2
votes

I wrote code in verilog that cycles through active channels. The idea is to skip channels that are marked by 0 in the activity vector.

I tested the code in a simulator screen shot from simulatior, it works and performs as expected.

When I try to synthesize the code using Synplify Pro, I get an error: "E CS162 Loop iteration limit 4000 exceeded - add '// synthesis loop_limit 8000' before the loop construct test1.v (11)"

The error points to the condition of the loop (i < 6'b100000).

Searching for the error in google I found a common mistake in a similar code of having i the same length as channel which makes the loop to run indefinetly because 11111 + 1 = 00000.

Also, there is some bug in Xilinx software but i'm not using it.

Any idea why i'm getting this error or why it differs from simulation? Is there a way to implement this function without a loop?

This is the code:

module test1 (
input wire [31:0] activity,
input wire  RESET,
input wire  CLK);

reg [4:0] channel, next_channel;
reg [5:0] i,j;

always @(activity, channel) begin
    next_channel = 5'b0;
    for (i = 6'b0; i < 6'b100000 ; i = i + 6'b1) begin
        j = i + {1'b0, channel} + 6'b1;
        if (j>6'b011111)
            j = j - 6'b100000;
        if (activity[j[4:0]]) begin
            next_channel = j[4:0];
            i = 6'b101111;
        end
    end
end

always @(posedge CLK, negedge RESET) begin
    if (RESET == 1'b0)
        channel = 5'b0;
    else
        channel = next_channel;
end

endmodule
1
You shouldn't get this error if the loop limit is actually a (<4K) constant. What's the i = 47 line meant to do? Are you trying to exit the loop early? I think you're confusing the compiler, which thinks (correctly) that you've now got a variable iteration count. I don't think Synplify is smart enough to handle a variable limit. Think hardware - a functioning simulation is no guarantee that you can synthesise. - EML

1 Answers

3
votes

First, the number of iterrations is not loop iterations but rather compiling iterations.
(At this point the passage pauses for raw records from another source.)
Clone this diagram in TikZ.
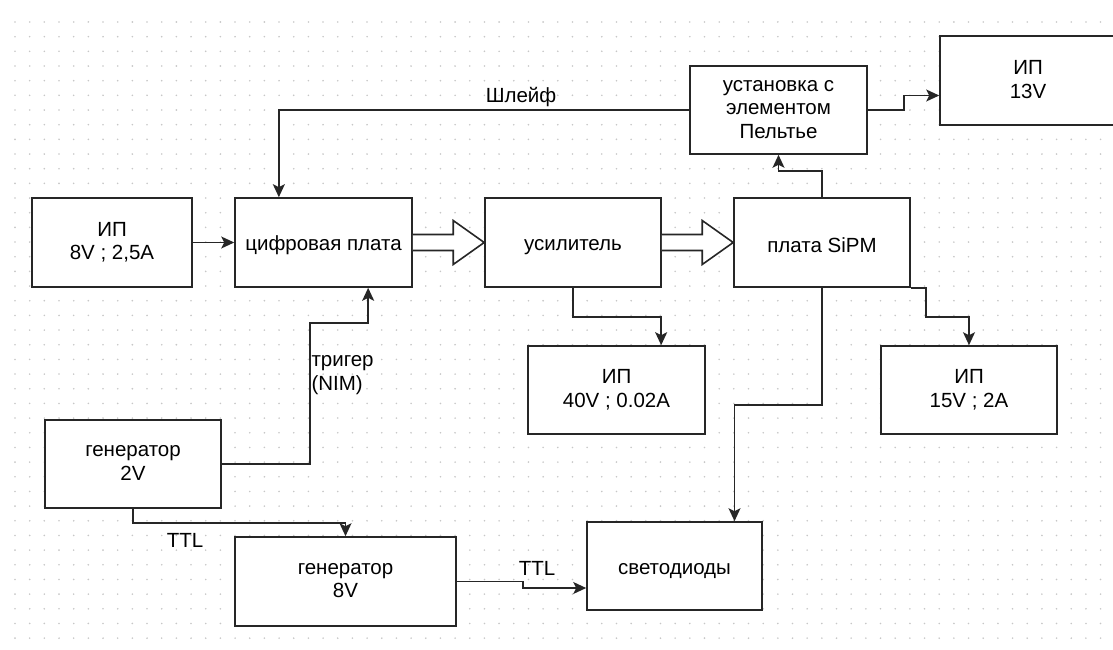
\documentclass[tikz,border=0pt]{standalone}
\usepackage{fontspec}
\setmainfont{Liberation Sans}
\usepackage{tikz}
\usetikzlibrary{arrows.meta, calc}
\newcommand{\blockarrow}[2]{
	\draw[boxline, fill=white] ($(#1.east)+(0,-8)$) -- ($(#2.west)+(-31,-8)$) -- ($(#2.west)+(-31,-22)$) -- (#2.west)
		-- ($(#2.west)+(-31,22)$) -- ($(#2.west)+(-31,8)$) -- ($(#1.east)+(0,8)$);
}

\begin{document}
\begin{tikzpicture}[x=1pt, y=-1pt,
		boxline/.style={draw=black!85, line width=1.6pt},
		block/.style={boxline, fill=white, minimum width=176pt, minimum height=88pt, align=center, inner sep=2pt,
			execute at begin node={\rule{0pt}{21pt}}, execute at end node={\rule[-2pt]{0pt}{2pt}}},
		twoline/.style={text depth=8pt},
		wire/.style={draw=black!85, line width=1.6pt, -{Stealth[length=13pt, width=12pt, inset=3pt]}},
		font=\fontsize{20.5}{23.5}\selectfont]
	\useasboundingbox (0,0) rectangle (1113,650);
	% dotted grid
	\foreach \i in {0,...,74}
		\foreach \j in {0,...,42}
			\fill[black!22] (15+14.67*\i, 22+14.67*\j) circle (0.9pt);

	% Blocks
	\node[block, minimum width=160pt, minimum height=89pt] (ip8) at (112,242.5) {ИП\\8V ; 2,5A};
	\node[block, minimum width=177pt, minimum height=89pt] (digital) at (323.5,242.5) {цифровая плата};
	\node[block, minimum height=89pt] (amp) at (573,242.5) {усилитель};
	\node[block, minimum height=89pt] (sipm) at (822,242.5) {плата SiPM};
	\node[block, minimum width=177pt] (peltier) at (778.5,110) {установка с\\элементом\\Пельтье};
	\node[block, minimum height=89pt] (ip13) at (1028,80.5) {ИП\\13V};
	\node[block, minimum width=177pt] (ip40) at (616.5,390) {ИП\\40V ; 0.02A};
	\node[block] (ip15) at (969,390) {ИП\\15V ; 2A};
	\node[block] (gen2) at (133,464) {генератор\\2V};
	\node[block, minimum width=221pt, minimum height=89pt] (gen8) at (345.5,581.5) {генератор\\8V};
	\node[block, minimum width=175pt] (led) at (674.5,566) {светодиоды};

	% Labels
	\node (shleif) at (521,97) {Шлейф};
	\node[align=left, anchor=west] (trig) at (308,375) {тригер\\(NIM)};
	\node (ttlA) at (185,540) {TTL};
	\node (ttlB) at (537,568) {TTL};

	% Connectors
	\draw[wire] (ip8) -- (digital);
	\blockarrow{digital}{amp}
	\blockarrow{amp}{sipm}
	\coordinate (shleiftap) at ($(digital.north west)!0.25!(digital.north east)$);
	\draw[wire] (peltier.west) -| (shleiftap);
	\draw[wire] (peltier.east) -- ++(36,0) |- ($(ip13.west)+(0,15)$);
	\draw[wire] (sipm.north) -- ++(0,-26) -| (peltier.south);
	\coordinate (trigtap) at ($(digital.south west)!0.75!(digital.south east)$);
	\draw[wire] (gen2.east) -- ++(88,0) -- ++(0,-141) -| (trigtap);
	\draw[wire] (amp.south) -- ++(0,29) -| ($(ip40.north west)!0.75!(ip40.north east)$);
	\draw[wire] (sipm.south) -- ++(0,117) -| ($(led.north)+(60,0)$);
	\draw[wire] (sipm.south east) -- ++(15,0) -- ++(0,29) -| (ip15.north);
	\draw[wire] (gen2.south) -- ++(0,14) -| (gen8.north);
	\draw[wire] (gen8.east) -- ++(66,0) |- ($(led.west)+(0,22)$);
\end{tikzpicture}
\end{document}
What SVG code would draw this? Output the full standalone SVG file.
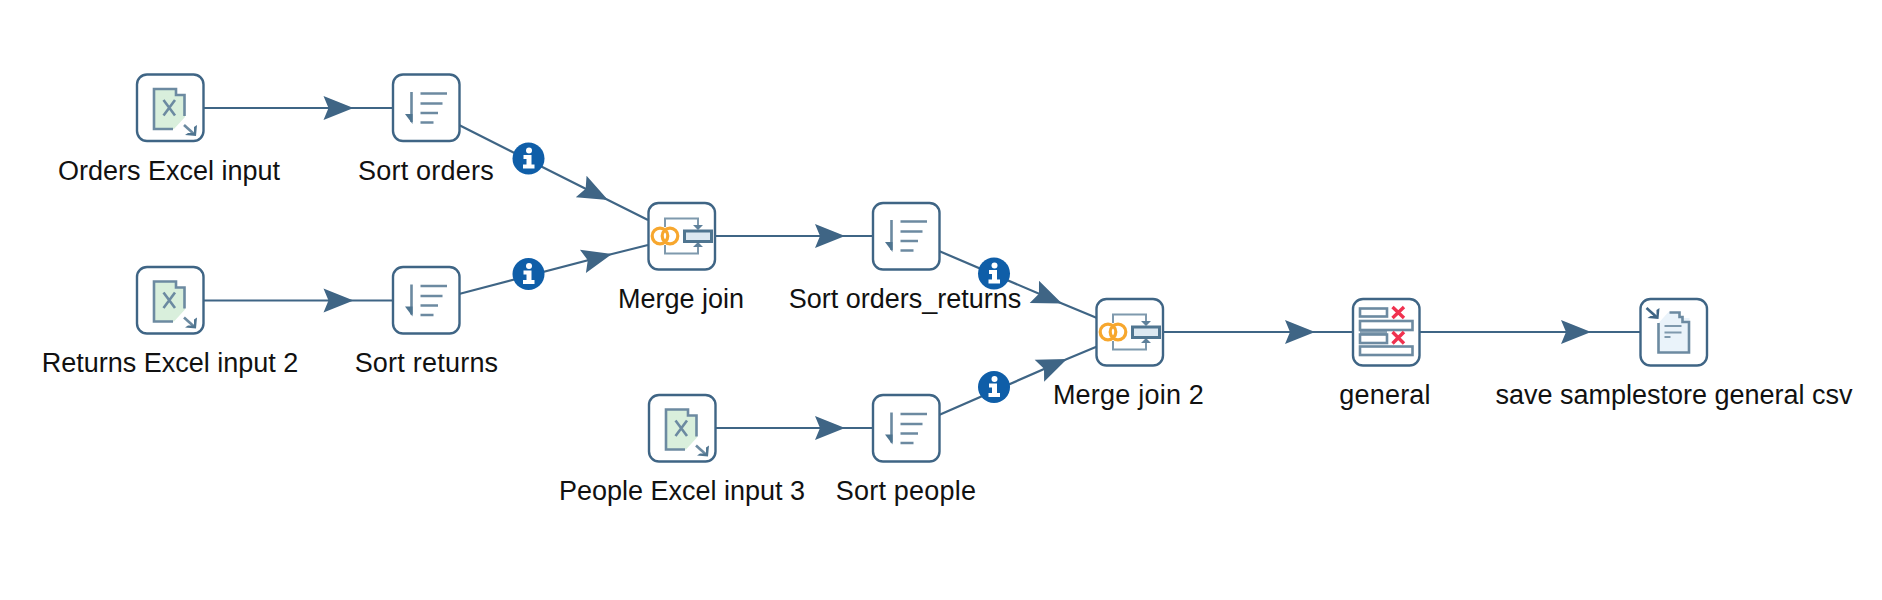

The problem is trying to exit the loop in the middle (the i = 6'b101111 line). This can't be unrolled into a series of commands. Seems that loops only save you from re-typing the same thing over and over and can't do anything more complex.

A possible solution would be to type all the 32 if...else...if...else... such that when the first 1 in activity is found the condition is met and you don't enter the next else. I think it would look like this:

always @(activity, channel) begin
    next_channel = 5'b0;
    if (activity[channel + 1])
        next_channel = channel + 1;
    else if (activity[channel + 2])
            next_channel = channel + 2;  
         else if (activity[channel + 3])
                 next_channel = channel + 3; 
              else if (activity[channel + 4])
                      next_channel = channel + 4; 
    .
    .
    .

I solved the problem with a flag (as EML suggested). With the flag, the code is unrolled into 32 repetitions of the same code with different i and the "stopping" is acheived by changing the flas so that the condition is not met in further repetitions.

The solution code:

reg flag;

always @(activity, channel) begin
    next_channel = 5'b0;
    flag = 1;
    for (i = 6'b0; i < 6'b100000 ; i = i + 6'b1) begin
        j = i + {1'b0, channel} + 6'b1;
        if (j>6'b011111)
            j = j - 6'b100000;
        if (activity[j[4:0]] && flag) begin
            next_channel = j[4:0];
            flag = 0;
        end
    end
end

This passed synthesis and gives the expected results in simulation.